In 2012 the policy was a relatively brief, comprehensible statement:
The overall aim is that Massey University should be:
• a Māori-relevant university
• a place where Māori language and culture can flourish.
• a place where Māori students are likely to graduate.
• a university where Māori will obtain relevant higher degrees.
• a university which has the teaching and research capacity to make a substantial contribution to Māori development.
• a university that provides academic leadership for Māori to make a substantial contribution to the growth and development of Aotearoa New Zealand.
• a university that provides academic leadership for Māori development.
The proposed replacement is six pages as opposed to two. It is long-winded and repetitive in describing how it will give effect to the Treaty and steps well outside of specific University relevance. For instance, it commits the university to “realisation of tino rangatiratanga nationwide” and “working towards achieving equal outcomes for Māori in society” with “ongoing investment in practices and activities known to improve outcomes for Māori.”
But the stand-out feature of the policy is the discovery of a fourth article in the Treaty:
"The University acknowledges the following Te Tiriti o Waitangi provisions and associated principles - From Article Four: the provision of Te ritenga Māori (Māori customs) and the principle of Honouring Māori cultural-spiritual values and practices."
Definitionally, the policy purports to use "the Te Reo Māori (Māori Language) text of the treaty between hapū and the British Crown first signed at Waitangi in 1840."
But historian and former Waitangi Tribunal member Michael Bassett says, "The Treaty appears in the Treaty of Waitangi Act 1975, both English and Māori versions, and in 1986 Sir Hugh Kawharu re-translated the Māori version which was accepted by the government and became the version used by the 1990 Commission that celebrated 150 years since the Treaty was signed. I know of no further version of the Treaty that has had official recognition. The Kawharu translation and indeed the 1975 version have only three short clauses."
And on page three of the policy the relevant legislation is indeed cited as "Treaty of Waitangi Act 1975." The discrepancy is unexplained.
Where then does the idea of "Article Four" come from?
Dr Alistair Reese, a historian and public theologian, describes the treaty as a "living taonga" and has lodged a claim with the Waitangi Tribunal and petition to parliament arguing a fourth article exists. According to Reese a belated request prior to the signing of the treaty saw missioner Henry Williams (under instruction from Hobson) write the following addition to the Treaty: “The Governor says the several faiths of England, of the Wesleyans, of Rome, and also the Māori custom, shall alike be protected by him.” This statement apparently represents the fourth article.
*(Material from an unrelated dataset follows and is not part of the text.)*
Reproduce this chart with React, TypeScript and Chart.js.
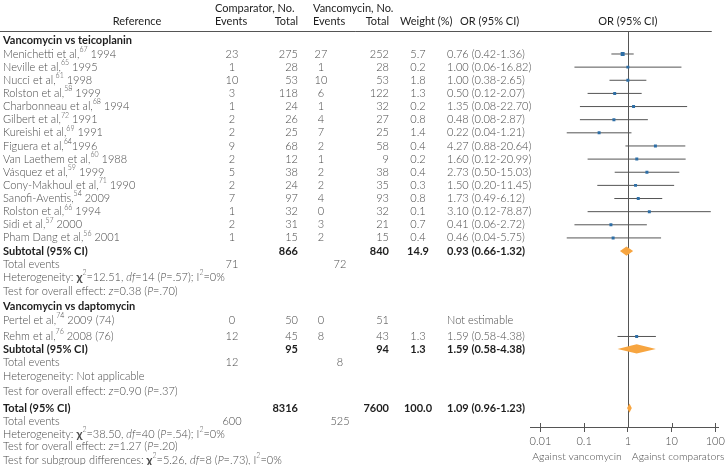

It seems his argument is not a new one. The concept has previously found its way into public service documents. In 2003 Hon Bill English, then Leader of the Opposition, asked the Associate Minister of Justice, Margaret Wilson: "Does the Government accept that there is an Article Four to the Treaty of Waitangi; if so, how will it be recognised in the Government’s partnership with Māoridom?" Her reply was "No." In parliamentary discussions at that time it was agreed that religious freedom and belief were protected by Article 3 of the Treaty and the modern Bill of Rights.
Writing in the NZ Herald, journalist Tim Watkin explained that English was concerned about a claim before the Waitangi Tribunal by Archdeacon Harvey Ruru arguing “the Crown had not kept Hobson's promise and it should fund Māori priests to continue their faith traditions.” Hobson’s promise was interchangeable with the fourth article. Michael Bassett, then a member of the tribunal, worried Ruru was attempting to expand the Treaty. As Health Minister in 1985 he had been criticised by Titewhai Harawira who asserted an obligation to improve Māori healthcare under ‘article four.’ The link being made between religious freedom and health care was unclear.
Canvassed more recently on the topic Bassett says: "There have been efforts over the years to talk up the idea of an Article Four with various Māori trying to insert something favouring their current fanaticism, but they won’t ever get off the ground because there were only three articles that the Crown and Māori signed on 6 February 1840, and no law has ever been passed recognising more than what appears in the Treaty of Waitangi Act 1975. Just imagine if internationally treaties between parties could be unilaterally added to by one party over subsequent years and treated as though they had always been part of the original document. Absolute chaos."
He adds: “…no government worth its keep is ever going to agree to a widening of the original document.” Unfortunately, these words might not reassure given the possibility of a radical Labour/Green/Māori party government forming later this year.
Establishing a fourth article clearly brings new grounds for resource demands. Perhaps this is the reason Massey University has included it in their proposed updated treaty policy. Why else when religious freedom is already protected?
Regardless of the answer, Massey University management is practising activism (which was once the realm of students). Its Deputy Vice Chancellor Māori is asserting the existence of a fourth article in the Treaty. Who are impressionable students to believe? Are universities bastions of truth or fantasy?